Machine learning based in situ quality estimation by molten pool condition-quality relations modeling using experimental data

TL;DR

This paper develops a multi-modal CNN model to directly correlate molten pool images and temperature data with final part quality in wire-feed laser additive manufacturing, enabling real-time in situ quality monitoring.

Contribution

It introduces a novel multi-modal CNN approach that combines image and temperature data for in situ quality estimation in metal additive manufacturing.

Findings

CNN outperforms baseline regression models in accuracy

Model accurately predicts geometric and microstructural properties

Framework supports real-time quality assurance

Abstract

The advancement of machine learning promises the ability to accelerate the adoption of new processes and property designs for metal additive manufacturing. The molten pool geometry and molten pool temperature are the significant indicators for the final part's geometric shape and microstructural properties for the Wire-feed laser direct energy deposition process. Thus, the molten pool condition-property relations are of preliminary importance for in situ quality assurance.

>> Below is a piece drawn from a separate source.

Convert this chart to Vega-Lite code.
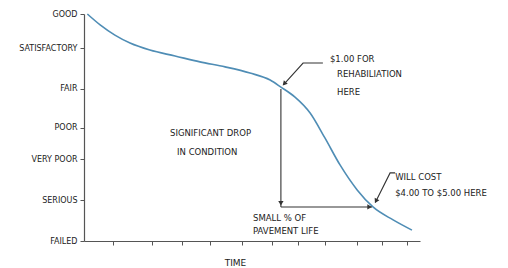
{
  "$schema": "https://vega.github.io/schema/vega-lite/v6.json",
  "width": 336,
  "height": 227,
  "autosize": "none",
  "padding": {"left": 84, "top": 14, "right": 88, "bottom": 27},
  "background": "white",
  "config": {"view": {"stroke": null}, "font": "DejaVu Sans"},
  "datasets": {
    "curve": [
      {"t": 1, "c": 100},
      {"t": 4.8, "c": 95.2},
      {"t": 9.2, "c": 90.7},
      {"t": 13.7, "c": 87.2},
      {"t": 19.6, "c": 84.1},
      {"t": 27.1, "c": 81.5},
      {"t": 34.5, "c": 78.9},
      {"t": 42.0, "c": 76.7},
      {"t": 49.4, "c": 74.0},
      {"t": 55.4, "c": 70.9},
      {"t": 58.6, "c": 67.8},
      {"t": 62.8, "c": 63.4},
      {"t": 67.3, "c": 56.4},
      {"t": 71.7, "c": 45.4},
      {"t": 76.2, "c": 33.5},
      {"t": 81.3, "c": 22.5},
      {"t": 86.0, "c": 15.0},
      {"t": 92.0, "c": 9.3},
      {"t": 97.6, "c": 4.8}
    ],
    "arrows": [
      {"id": "drop", "ord": 1, "t": 58.6, "c": 67.0},
      {"id": "drop", "ord": 2, "t": 58.6, "c": 15.0},
      {"id": "life", "ord": 1, "t": 58.6, "c": 15.0},
      {"id": "life", "ord": 2, "t": 85.7, "c": 15.0},
      {"id": "rehab", "ord": 1, "t": 71.1, "c": 78.4},
      {"id": "rehab", "ord": 2, "t": 65.2, "c": 78.4},
      {"id": "rehab", "ord": 3, "t": 59.4, "c": 68.9},
      {"id": "cost", "ord": 1, "t": 92.6, "c": 30.0},
      {"id": "cost", "ord": 2, "t": 91.1, "c": 30.0},
      {"id": "cost", "ord": 3, "t": 86.7, "c": 17.0}
    ],
    "heads": [
      {"t": 58.6, "c": 16.6, "angle": 180},
      {"t": 85.0, "c": 15.0, "angle": 90},
      {"t": 59.6, "c": 69.3, "angle": 222},
      {"t": 86.9, "c": 17.6, "angle": 207}
    ],
    "notes": [
      {"t": 73.2, "c": 80.2, "text": "$1.00 FOR"},
      {"t": 75.3, "c": 73.6, "text": "REHABILIATION"},
      {"t": 75.3, "c": 65.6, "text": "HERE"},
      {"t": 25.6, "c": 47.6, "text": "SIGNIFICANT DROP"},
      {"t": 27.7, "c": 39.2, "text": "IN CONDITION"},
      {"t": 92.6, "c": 28.2, "text": "WILL  COST"},
      {"t": 92.6, "c": 21.1, "text": "$4.00 TO $5.00 HERE"},
      {"t": 50.3, "c": 10.1, "text": "SMALL % OF"},
      {"t": 50.3, "c": 4.6, "text": "PAVEMENT LIFE"}
    ]
  },
  "layer": [
    {
      "data": {"name": "curve"},
      "mark": {"type": "line", "color": "#4f8db5", "strokeWidth": 1.6, "interpolate": "monotone"},
      "encoding": {
        "x": {
          "field": "t", "type": "quantitative",
          "scale": {"domain": [0, 100], "nice": false, "zero": false},
          "axis": {
            "values": [8.6, 20.2, 29.2, 37.5, 47.0, 56.0, 63.7, 71.7, 81.3, 88.7, 96.1],
            "tickCount": 30,
            "labels": false, "labelOverlap": false, "grid": false, "tickSize": 4, "tickColor": "#555", "domainColor": "#555", "domainWidth": 1.2,
            "title": "TIME", "titleFontSize": 9, "titleFontWeight": "normal", "titleColor": "#222",
            "titleX": 151, "titleY": 21, "titleBaseline": "middle"
          }
        },
        "y": {
          "field": "c", "type": "quantitative",
          "scale": {"domain": [0, 100], "nice": false, "zero": false},
          "axis": {
            "values": [0, 18, 36, 50, 67, 85, 100],
            "tickCount": 30,
            "labelExpr": "datum.value == 100 ? 'GOOD' : datum.value == 85 ? 'SATISFACTORY' : datum.value == 67 ? 'FAIR' : datum.value == 50 ? 'POOR' : datum.value == 36 ? 'VERY POOR' : datum.value == 18 ? 'SERIOUS' : 'FAILED'",
            "labelFontSize": 8, "labelColor": "#222", "labelPadding": 3, "labelOverlap": false, "labelFlush": false,
            "grid": false, "tickSize": 4, "tickColor": "#555", "domainColor": "#555", "domainWidth": 1.2,
            "title": null
          }
        }
      }
    },
    {
      "data": {"name": "arrows"},
      "mark": {"type": "line", "color": "#333", "strokeWidth": 1.1},
      "encoding": {
        "x": {"field": "t", "type": "quantitative"},
        "y": {"field": "c", "type": "quantitative"},
        "detail": {"field": "id"},
        "order": {"field": "ord"}
      }
    },
    {
      "data": {"name": "heads"},
      "mark": {"type": "point", "shape": "triangle-up", "filled": true, "color": "#333", "size": 28, "opacity": 1},
      "encoding": {
        "x": {"field": "t", "type": "quantitative"},
        "y": {"field": "c", "type": "quantitative"},
        "angle": {"field": "angle", "type": "quantitative", "scale": null}
      }
    },
    {
      "data": {"name": "notes"},
      "mark": {"type": "text", "align": "left", "baseline": "middle", "fontSize": 8.5, "color": "#222"},
      "encoding": {
        "x": {"field": "t", "type": "quantitative"},
        "y": {"field": "c", "type": "quantitative"},
        "text": {"field": "text"}
      }
    }
  ]
}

To enable in situ quality monitoring of bead geometry and characterization properties, we need to continuously monitor the sensor's data for molten pool dimensions and temperature for the Wire-feed laser additive manufacturing (WLAM) system. We first develop a machine learning convolutional neural network (CNN) model for establishing the correlations from the measurable molten pool image and temperature data directly to the geometric shape and microstructural properties. The multi-modality network receives both the camera image and temperature measurement as inputs, yielding the corresponding characterization properties of the final build part (e.g., fusion zone depth, alpha lath thickness). The performance of the CNN model is compared with the regression model as a baseline. The developed models enable molten pool condition-quality relations mapping for building quantitative and collaborative in situ quality estimation and assurance framework.